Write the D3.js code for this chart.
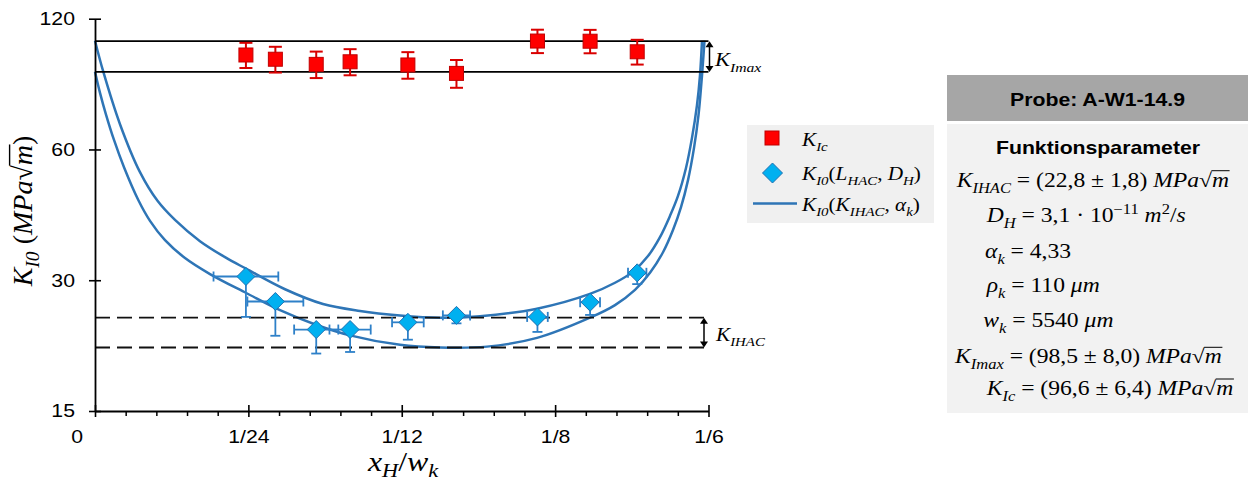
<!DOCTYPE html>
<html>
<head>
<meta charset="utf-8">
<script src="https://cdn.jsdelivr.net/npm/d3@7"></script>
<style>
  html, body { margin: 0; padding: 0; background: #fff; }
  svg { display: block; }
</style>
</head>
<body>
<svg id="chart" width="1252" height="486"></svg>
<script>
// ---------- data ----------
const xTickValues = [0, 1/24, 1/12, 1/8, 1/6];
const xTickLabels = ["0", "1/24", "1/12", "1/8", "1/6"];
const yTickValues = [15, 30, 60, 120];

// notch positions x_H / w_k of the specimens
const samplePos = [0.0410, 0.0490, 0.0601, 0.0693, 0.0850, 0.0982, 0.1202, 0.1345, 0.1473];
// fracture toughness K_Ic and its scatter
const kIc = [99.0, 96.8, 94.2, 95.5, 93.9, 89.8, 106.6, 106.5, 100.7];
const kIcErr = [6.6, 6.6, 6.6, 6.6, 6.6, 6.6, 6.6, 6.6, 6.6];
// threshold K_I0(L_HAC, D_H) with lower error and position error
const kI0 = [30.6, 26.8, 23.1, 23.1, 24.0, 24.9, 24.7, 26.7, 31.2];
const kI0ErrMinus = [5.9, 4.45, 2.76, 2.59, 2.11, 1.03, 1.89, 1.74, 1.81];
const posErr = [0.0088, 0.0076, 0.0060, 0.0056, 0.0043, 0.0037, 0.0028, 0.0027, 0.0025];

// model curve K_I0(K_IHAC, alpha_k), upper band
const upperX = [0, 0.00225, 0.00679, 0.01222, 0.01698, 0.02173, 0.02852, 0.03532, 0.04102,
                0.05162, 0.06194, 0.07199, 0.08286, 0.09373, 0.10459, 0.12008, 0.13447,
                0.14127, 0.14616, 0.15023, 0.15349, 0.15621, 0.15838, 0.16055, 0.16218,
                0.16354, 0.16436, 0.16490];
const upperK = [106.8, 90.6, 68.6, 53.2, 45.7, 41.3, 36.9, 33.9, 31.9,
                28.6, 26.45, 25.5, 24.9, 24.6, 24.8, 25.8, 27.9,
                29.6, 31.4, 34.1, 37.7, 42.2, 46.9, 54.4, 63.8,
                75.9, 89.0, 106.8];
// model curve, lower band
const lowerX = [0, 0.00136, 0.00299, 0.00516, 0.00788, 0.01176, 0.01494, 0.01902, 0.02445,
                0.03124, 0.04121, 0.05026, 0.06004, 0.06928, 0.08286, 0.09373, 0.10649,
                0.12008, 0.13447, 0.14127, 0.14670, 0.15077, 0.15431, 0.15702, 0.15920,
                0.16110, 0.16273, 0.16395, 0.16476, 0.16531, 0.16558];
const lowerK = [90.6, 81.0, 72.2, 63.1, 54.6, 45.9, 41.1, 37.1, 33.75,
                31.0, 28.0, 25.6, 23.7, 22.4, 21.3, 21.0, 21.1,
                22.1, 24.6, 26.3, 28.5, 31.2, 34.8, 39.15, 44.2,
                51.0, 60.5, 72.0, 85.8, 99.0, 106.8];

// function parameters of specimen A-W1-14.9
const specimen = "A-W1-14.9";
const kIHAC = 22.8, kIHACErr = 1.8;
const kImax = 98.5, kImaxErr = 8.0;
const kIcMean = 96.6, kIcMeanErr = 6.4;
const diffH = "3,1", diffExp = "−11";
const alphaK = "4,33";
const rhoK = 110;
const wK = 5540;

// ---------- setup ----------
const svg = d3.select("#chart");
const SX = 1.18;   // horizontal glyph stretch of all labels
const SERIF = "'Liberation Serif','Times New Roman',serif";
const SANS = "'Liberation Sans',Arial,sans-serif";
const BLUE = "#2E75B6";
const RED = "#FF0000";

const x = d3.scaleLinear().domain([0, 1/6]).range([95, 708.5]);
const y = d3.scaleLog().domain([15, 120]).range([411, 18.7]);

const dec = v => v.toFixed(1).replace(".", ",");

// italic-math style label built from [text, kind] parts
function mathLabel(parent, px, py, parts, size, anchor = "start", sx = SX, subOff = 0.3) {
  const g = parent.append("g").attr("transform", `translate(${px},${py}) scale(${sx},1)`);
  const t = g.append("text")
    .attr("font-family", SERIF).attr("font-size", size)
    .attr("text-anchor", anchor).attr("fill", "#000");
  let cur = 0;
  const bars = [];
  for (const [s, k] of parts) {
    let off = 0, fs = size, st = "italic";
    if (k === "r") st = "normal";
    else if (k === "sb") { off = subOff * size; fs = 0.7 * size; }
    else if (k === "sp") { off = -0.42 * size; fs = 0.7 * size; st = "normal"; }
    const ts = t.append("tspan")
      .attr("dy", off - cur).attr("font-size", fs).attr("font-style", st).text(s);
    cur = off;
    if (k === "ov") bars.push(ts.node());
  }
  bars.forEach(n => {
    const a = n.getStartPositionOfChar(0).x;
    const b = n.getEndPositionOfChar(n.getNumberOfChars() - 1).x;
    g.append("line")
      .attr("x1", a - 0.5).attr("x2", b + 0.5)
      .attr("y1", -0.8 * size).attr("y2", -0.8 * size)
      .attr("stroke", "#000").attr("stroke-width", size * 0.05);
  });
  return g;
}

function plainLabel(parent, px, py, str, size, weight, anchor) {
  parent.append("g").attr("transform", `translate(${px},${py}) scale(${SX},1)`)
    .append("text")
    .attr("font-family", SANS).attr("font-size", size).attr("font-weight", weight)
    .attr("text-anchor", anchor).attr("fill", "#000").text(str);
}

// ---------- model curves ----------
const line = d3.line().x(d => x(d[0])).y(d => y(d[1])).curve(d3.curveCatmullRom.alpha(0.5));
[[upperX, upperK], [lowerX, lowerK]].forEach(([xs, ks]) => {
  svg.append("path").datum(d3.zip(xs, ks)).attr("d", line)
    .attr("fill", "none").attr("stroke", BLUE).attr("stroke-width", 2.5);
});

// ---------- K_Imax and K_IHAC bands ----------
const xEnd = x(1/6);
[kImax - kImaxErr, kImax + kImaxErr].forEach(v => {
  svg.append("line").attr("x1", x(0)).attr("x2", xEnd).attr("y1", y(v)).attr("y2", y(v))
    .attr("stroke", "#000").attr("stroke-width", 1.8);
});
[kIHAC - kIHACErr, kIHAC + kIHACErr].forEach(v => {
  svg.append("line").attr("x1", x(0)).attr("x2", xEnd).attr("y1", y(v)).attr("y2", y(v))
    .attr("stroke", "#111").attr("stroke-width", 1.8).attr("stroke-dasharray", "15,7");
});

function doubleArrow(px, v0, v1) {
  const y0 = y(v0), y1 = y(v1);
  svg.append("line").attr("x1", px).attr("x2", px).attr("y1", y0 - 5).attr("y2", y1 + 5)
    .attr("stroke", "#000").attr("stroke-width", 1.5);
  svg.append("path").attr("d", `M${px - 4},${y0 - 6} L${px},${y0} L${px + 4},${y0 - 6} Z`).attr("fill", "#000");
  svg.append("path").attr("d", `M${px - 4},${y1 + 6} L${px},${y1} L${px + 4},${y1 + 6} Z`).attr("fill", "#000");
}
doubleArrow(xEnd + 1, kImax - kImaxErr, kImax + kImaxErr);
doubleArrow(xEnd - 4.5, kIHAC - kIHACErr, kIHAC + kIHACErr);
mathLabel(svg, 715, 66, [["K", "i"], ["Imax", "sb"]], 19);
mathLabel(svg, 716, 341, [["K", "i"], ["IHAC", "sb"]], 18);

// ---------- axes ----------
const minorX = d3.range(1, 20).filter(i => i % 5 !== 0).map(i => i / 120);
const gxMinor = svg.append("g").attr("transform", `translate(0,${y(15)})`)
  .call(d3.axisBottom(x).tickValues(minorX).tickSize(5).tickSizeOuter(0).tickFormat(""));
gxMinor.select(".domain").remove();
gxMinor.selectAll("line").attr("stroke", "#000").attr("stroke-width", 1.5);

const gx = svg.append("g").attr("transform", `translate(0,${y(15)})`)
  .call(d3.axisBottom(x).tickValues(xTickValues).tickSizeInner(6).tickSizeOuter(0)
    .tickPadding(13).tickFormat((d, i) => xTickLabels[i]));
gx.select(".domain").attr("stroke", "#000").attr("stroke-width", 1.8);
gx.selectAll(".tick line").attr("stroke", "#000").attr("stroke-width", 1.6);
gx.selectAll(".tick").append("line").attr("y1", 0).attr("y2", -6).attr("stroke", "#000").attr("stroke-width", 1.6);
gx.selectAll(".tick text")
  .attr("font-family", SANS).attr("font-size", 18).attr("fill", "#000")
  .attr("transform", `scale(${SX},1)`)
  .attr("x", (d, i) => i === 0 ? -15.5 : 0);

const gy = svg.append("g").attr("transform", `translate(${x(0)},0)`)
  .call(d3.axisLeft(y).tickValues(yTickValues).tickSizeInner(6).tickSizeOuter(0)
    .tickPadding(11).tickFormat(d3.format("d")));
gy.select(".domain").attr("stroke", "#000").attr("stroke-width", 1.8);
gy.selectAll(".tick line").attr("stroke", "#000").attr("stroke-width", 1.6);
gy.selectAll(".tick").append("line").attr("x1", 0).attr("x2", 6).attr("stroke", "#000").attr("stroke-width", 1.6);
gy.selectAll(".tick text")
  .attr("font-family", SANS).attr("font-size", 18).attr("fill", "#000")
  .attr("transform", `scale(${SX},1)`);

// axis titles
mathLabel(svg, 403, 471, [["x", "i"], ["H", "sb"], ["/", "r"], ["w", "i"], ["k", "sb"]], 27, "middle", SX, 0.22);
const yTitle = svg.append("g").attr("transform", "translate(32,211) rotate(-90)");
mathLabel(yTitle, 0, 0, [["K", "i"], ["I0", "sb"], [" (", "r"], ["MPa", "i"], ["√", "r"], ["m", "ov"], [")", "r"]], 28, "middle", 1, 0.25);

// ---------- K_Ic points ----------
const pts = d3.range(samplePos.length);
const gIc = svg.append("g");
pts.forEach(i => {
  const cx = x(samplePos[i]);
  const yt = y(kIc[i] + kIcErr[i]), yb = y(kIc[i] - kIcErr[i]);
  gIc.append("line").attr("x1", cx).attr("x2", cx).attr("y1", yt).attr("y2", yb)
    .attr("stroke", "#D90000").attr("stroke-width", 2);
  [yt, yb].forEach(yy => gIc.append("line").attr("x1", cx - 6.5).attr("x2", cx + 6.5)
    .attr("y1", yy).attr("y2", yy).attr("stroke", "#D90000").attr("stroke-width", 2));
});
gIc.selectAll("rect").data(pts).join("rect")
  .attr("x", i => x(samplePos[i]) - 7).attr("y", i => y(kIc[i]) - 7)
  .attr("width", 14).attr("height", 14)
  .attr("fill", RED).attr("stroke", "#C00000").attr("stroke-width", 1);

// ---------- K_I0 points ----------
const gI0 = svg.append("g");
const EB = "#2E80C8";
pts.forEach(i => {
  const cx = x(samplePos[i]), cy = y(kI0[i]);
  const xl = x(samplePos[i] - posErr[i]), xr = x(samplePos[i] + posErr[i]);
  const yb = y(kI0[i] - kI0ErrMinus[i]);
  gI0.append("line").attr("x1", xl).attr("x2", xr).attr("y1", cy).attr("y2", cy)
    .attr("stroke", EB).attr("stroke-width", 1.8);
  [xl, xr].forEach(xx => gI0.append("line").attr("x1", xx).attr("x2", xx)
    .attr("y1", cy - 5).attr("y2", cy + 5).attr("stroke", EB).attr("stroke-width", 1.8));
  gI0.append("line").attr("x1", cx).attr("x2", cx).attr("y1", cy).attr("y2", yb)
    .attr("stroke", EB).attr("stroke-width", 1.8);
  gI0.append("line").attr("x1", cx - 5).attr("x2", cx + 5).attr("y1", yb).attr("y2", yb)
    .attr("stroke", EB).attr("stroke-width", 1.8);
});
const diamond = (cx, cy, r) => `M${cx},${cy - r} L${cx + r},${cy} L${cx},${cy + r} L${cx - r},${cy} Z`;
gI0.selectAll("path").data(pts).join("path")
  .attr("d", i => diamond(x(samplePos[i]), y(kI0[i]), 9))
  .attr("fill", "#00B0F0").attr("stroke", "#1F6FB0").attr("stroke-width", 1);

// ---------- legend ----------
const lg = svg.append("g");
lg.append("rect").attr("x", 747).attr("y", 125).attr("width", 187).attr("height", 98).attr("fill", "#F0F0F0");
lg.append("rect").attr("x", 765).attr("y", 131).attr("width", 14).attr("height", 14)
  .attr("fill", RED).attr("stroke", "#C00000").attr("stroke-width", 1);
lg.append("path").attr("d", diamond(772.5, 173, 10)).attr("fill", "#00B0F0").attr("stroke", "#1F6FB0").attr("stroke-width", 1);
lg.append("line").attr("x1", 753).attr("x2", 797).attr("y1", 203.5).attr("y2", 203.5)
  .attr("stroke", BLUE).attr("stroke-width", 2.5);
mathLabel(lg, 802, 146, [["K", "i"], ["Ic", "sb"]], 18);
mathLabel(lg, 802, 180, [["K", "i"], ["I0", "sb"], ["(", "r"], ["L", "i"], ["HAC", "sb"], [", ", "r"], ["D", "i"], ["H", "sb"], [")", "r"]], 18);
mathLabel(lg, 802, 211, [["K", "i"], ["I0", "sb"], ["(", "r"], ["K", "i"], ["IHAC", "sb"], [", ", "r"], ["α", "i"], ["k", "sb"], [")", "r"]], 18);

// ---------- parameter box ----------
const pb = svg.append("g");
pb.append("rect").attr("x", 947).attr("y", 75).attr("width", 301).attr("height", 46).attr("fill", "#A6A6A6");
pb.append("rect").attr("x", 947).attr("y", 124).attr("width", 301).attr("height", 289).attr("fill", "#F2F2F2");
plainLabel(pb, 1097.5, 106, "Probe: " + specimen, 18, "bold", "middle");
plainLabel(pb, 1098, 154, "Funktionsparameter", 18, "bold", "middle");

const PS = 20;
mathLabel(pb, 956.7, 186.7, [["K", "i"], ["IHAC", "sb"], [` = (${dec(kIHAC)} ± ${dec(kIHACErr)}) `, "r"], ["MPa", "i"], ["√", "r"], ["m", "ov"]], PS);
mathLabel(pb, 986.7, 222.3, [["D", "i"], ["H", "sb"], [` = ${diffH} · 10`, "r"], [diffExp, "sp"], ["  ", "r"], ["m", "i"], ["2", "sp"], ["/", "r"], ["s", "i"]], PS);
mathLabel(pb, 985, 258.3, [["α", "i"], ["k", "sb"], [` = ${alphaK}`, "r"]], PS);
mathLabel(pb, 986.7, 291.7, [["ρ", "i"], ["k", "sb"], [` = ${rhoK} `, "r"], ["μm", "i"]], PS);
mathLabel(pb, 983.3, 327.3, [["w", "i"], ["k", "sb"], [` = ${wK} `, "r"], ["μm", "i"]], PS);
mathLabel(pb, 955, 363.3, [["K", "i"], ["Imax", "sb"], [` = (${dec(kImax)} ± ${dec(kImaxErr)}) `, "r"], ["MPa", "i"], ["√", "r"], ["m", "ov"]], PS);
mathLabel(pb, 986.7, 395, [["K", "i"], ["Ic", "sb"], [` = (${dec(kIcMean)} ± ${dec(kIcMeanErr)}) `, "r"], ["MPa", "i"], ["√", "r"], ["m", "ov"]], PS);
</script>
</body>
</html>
...
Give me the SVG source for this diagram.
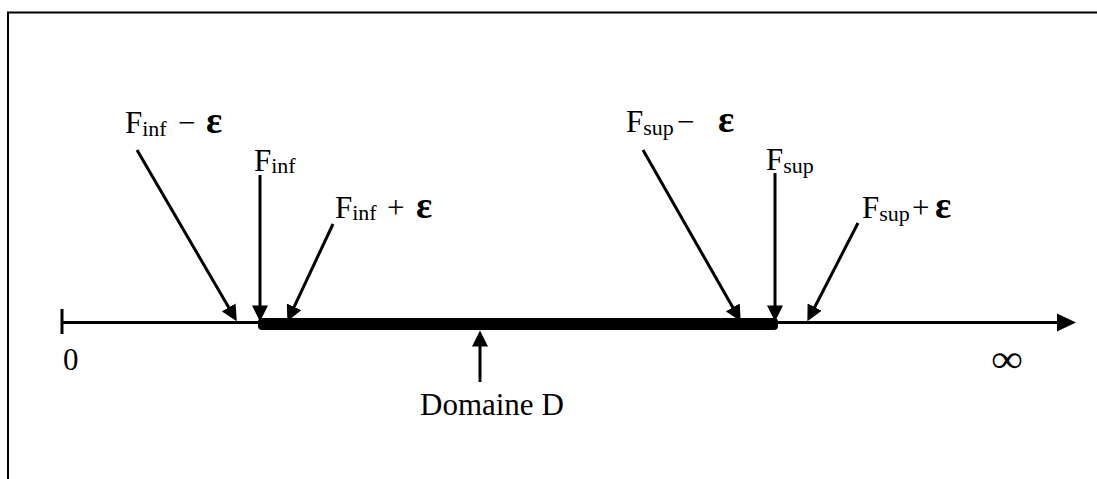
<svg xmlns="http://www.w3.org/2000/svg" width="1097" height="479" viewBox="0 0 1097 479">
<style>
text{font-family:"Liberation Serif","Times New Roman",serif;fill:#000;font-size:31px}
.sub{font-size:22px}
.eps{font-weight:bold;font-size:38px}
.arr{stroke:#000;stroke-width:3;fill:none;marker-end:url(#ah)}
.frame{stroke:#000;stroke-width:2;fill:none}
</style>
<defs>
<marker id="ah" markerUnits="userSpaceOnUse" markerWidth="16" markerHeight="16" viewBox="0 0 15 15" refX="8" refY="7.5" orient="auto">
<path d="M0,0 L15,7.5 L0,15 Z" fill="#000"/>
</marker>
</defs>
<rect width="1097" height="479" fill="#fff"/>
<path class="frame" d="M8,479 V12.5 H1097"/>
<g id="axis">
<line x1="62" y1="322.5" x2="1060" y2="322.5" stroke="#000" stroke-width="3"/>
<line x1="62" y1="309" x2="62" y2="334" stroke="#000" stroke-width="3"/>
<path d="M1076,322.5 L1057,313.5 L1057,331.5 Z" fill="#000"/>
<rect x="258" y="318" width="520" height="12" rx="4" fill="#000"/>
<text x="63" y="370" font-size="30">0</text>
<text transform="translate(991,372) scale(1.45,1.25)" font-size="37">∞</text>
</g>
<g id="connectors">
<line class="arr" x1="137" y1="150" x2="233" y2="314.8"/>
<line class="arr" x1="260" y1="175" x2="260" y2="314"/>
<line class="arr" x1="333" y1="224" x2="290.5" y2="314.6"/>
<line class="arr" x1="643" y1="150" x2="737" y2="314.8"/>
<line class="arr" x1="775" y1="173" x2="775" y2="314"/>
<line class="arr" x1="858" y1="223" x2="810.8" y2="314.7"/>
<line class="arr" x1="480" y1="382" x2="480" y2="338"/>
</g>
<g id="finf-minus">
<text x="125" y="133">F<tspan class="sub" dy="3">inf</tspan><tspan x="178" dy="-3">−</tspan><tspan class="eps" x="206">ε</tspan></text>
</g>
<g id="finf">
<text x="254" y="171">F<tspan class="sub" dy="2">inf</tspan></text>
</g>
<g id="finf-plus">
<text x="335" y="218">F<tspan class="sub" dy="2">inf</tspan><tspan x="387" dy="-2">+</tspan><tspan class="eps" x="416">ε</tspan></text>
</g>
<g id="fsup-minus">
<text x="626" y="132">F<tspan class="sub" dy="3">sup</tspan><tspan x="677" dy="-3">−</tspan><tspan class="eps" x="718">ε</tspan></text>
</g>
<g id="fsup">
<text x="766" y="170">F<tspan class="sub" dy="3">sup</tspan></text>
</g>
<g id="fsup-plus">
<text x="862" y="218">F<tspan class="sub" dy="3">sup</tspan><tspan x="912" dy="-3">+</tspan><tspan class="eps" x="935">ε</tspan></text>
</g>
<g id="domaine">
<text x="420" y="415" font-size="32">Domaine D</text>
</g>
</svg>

#### [CHALLENGE]
Tell how many lines in the records above contain "chart", giving the number and no other words.

#### [COMPLETED TASK]
3